Youths convicted of murder may still be sentenced to life behind bars without the possibility of parole, but judges must now consider mitigating circumstances when handing down sentences.

“The Eighth Amendment forbids a sentencing scheme that mandates life in prison without the possibility of parole for juvenile offenders,” Justice Elena Kagan wrote for the majority. “A judge or jury must have the opportunity to consider mitigating circumstances before imposing the harshest possible penalty for juveniles.”

“Our decisions rested not only on common sense — on what ‘any parent knows’ — but on science and social science as well,” Kagan wrote, adding “the mandatory penalty schemes at issue here prevent the sentencer from taking account of these central considerations.”

Indeed, studies have shown that human judgment and character are not fully developed until after age 20.

Such scientifically-based reasoning played a significant role in three earlier related Supreme Court cases. In Thompson v. Oklahoma (1988), the Court voted 5-3 to ban capital punishment for youth offenders under the age of 16. In Roper v. Simmons (2005), that ban was expanded to include all juveniles. And in Graham v. Florida (2010), the Roberts court ruled that sentencing juveniles to life without parole for crimes not involving murder was unconstitutional.

Justice Kagan was joined by Justices Stephen Breyer, Sonia Sotomayor, Ruth Bader Ginsburg and Anthony Kennedy– who also cast the fifth and deciding vote in the previous two cases involving juvenile justice– in ruling mandatory life sentences unconstitutional. Chief Justice John Roberts, along with Justices Antonin Scalia, Samuel Alito and Clarence Thomas dissented.

“Determining the appropriate sentence for a teenager convicted of murder presents grave and challenging questions of morality and social policy,” Roberts wrote in his dissent. “Our role, however, is to apply the law, not to answer such questions.”

Roberts added that mandatory life sentences “could not plausibly be described” as unusual when 29 states allow them.

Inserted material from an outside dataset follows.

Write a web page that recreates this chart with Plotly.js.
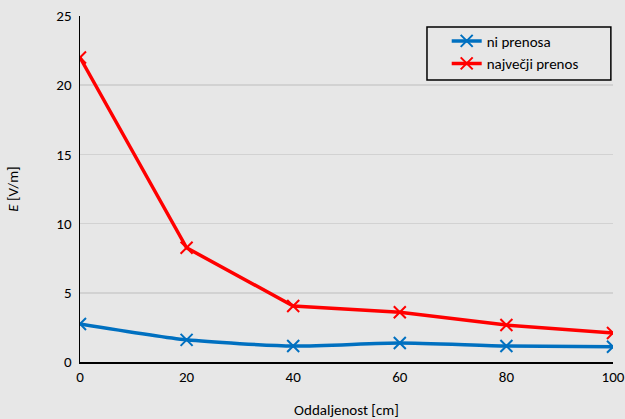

He added that “the Court’s opinion suggests that it is merely a way station on the path to further judicial displacement of the legislative role in prescribing punishment for crime.”

“Perhaps science and policy suggest society should show greater mercy to young killers, giving them greater chance to reform themselves at the risk that they will kill again. But that is not our decision to make.”

The two cases at hand stem from a pair of 14-year-olds sentenced to life behind bars without parole in separate murder cases.

Evan Miller, a severely abused and suicidal Alabama teen, was convicted of killing 52-year-old neighbor Cole Cannon during a 2003 robbery in which Miller and another teen beat their victim with a baseball bat before setting his home on fire.

Kuntrell Jackson, an Arkansas teen, was convicted of killing 28-year-old video store clerk Laurie Troup during an attempted robbery in 1999.

Monday’s ruling was hailed by juvenile justice advocates.

“Juveniles will now be entitled to present mitigating evidence in support of sentences that provide for review and the possibility of release,” Marsha Levick, chief legal counsel at the Juvenile Law Center, said in a statement.

“The court has rightly returned discretion to the sentencer to make individualized determinations about each youth who stands before them, based on that youth’s particular qualities and degree of blameworthiness.”

The Alabama-based Equal Justice Initiative, which brought the two cases at hand before the Supreme Court, lauded the ruling as a “significant step forward.”

“The court took a significant step forward by recognizing the fundamental unfairness of mandatory death-in-prison sentences that don’t allow sentencers to consider the unique status of children and their potential for change,” EJI’s Bryan Stevenson told the Washington Post. “The court has recognized that children need additional attention and protection in the criminal justice system.”